It's not news that the tech sector remains in the doldrums, especially semiconductor stocks, including semiconductor manufacturing equipment. In fact, Citigroup analyst Christopher Danley thinks the semiconductor industry may be in for a bad downturn next year -- perhaps the worst in the past decade.

Of course, this isn't exactly news, as the VanEck Semiconductor ETF is down 29.2% this year.

The thing about cyclical industries like semiconductors, though, is that while they go through busts, they also go through booms. Over time, the semiconductor industry is still set to outgrow the broader economy, as more and more chips go into more devices and enable new applications.

With next year's downturn at least partially priced in, now may be the time to scoop up some beaten-down semi stocks. And one of the sector's leading names just showed confidence by raising its dividend by 15%.

Lam Research continues to raise the bar

Etch and deposition equipment maker Lam Research (LRCX 3.03%) recently announced a 15% increase in its dividend, with an upcoming ex-dividend date on Sept. 13. The new increase, combined with Lam Research's beaten-down share price -- down 38% on the year, in fact -- has pushed the forward dividend yield to a respectable 1.6%.

That's a pretty good starting yield, considering Lam has increased its dividend per share nearly tenfold since 2014. Given that track record, as well as the fact Lam still only pays out a mere 18% of its trailing net income as dividends, and investors can expect those payouts to grow handsomely, not just this year, but also in the years ahead.

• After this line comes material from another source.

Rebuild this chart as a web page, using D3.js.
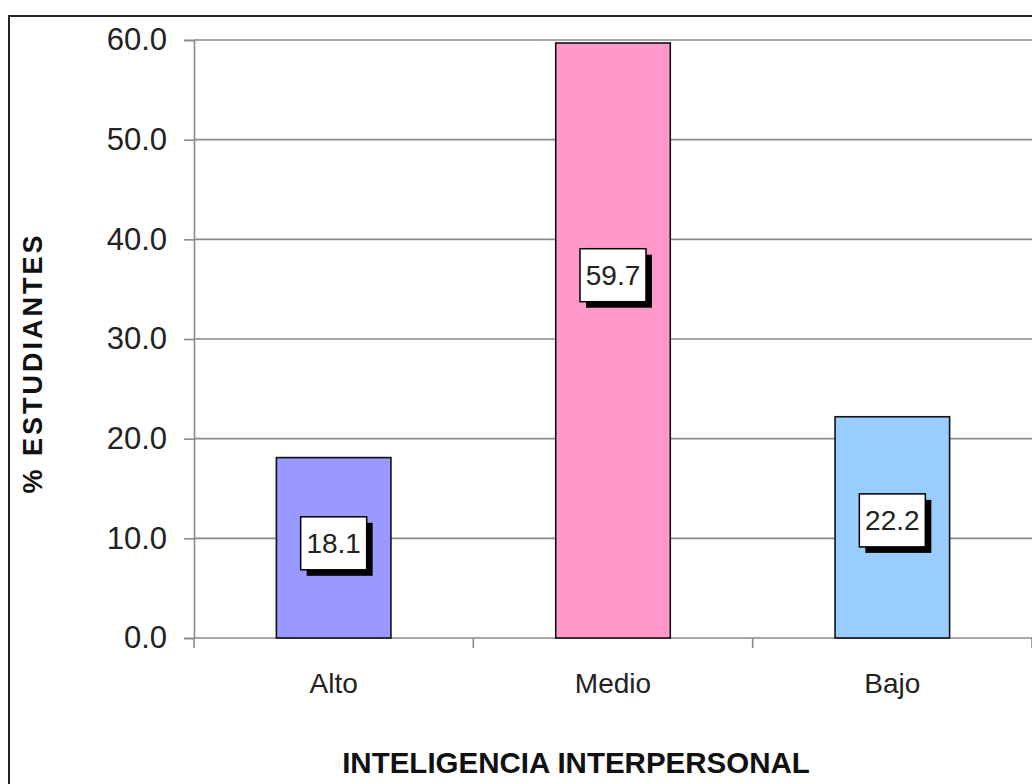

Those dividend increases have been helped along by ample share repurchases, which still make up most of Lam's shareholder returns today. Since 2017, shares outstanding have decreased about 25%. Meanwhile, today's beaten-down share price is an opportunity to bring that share count down even further.

Over the past 12 months, Lam Research repurchased another $3.7 billion in stock. Given Lam's forward guidance for increasing earnings, as well as its growing backlog, it wouldn't be a surprise to see the company match or exceed that level of repurchases this year. That same level of repurchases at today's share price amounts to another 6.1% return of capital to shareholders, for a total shareholder return of 7.7%.

Why the stock is so cheap

Trading at a valuation far below the overall market at just 13.5 times earnings and 11.6 times next year's earnings estimates, there is obviously a fair amount of skepticism about Lam specifically and semiconductor equipment sales generally.

Lam gets a little bit more than half of its equipment sales from the memory sector, and all of the major memory customers have said they will be cutting back on their equipment purchases next year amid industry oversupply.

Yet while memory is going into a downturn, foundry and logic investment still seems like it may hold up. Given that Lam was hampered by supply constraints earlier this year, its backlog should enable foundry and logic sales to hold up relatively well in the coming year.

Remember, Samsung and Intel are investing heavily to try to catch up with Taiwan Semiconductor Manufacturing in leading-edge production. Meanwhile, with the passage of the CHIPS Act in the U.S. and other semiconductor subsidies passing in Europe, the buildout of foundries in those regions for strategic reasons should keep foundry equipment sales positive, even if end demand softens in the near term. Furthermore, there is still a shortage of some lagging-edge chips for autos and other devices, so those investments should carry into next year as well. These factors may smooth out equipment spending more than some think.

When investors worry about the short term, think long term

The good thing about the semiconductor industry is that as long as digitization moves forward, semiconductors and semiconductor equipment will as well, once we get past the current uncertainty. When zooming out, Lam looks like a growth stock, not a cyclical one.

LRCX Revenue (TTM) Chart

LRCX Revenue (TTM) data by YCharts

While the large drawdowns are unpleasant, the upside of Lam's volatility is that it affords management the opportunity to repurchase a good amount of stock every time the stock swoons, lowering the share count and boosting earnings and dividends per share.

While no one knows exactly how deep the semiconductor downturn will be or how low the stock will go, history has shown these big pullbacks are often great opportunities to buy semiconductor equipment stocks like Lam on the cheap.

With the increased dividend payout coming in the next two weeks, today could very well be one of those times.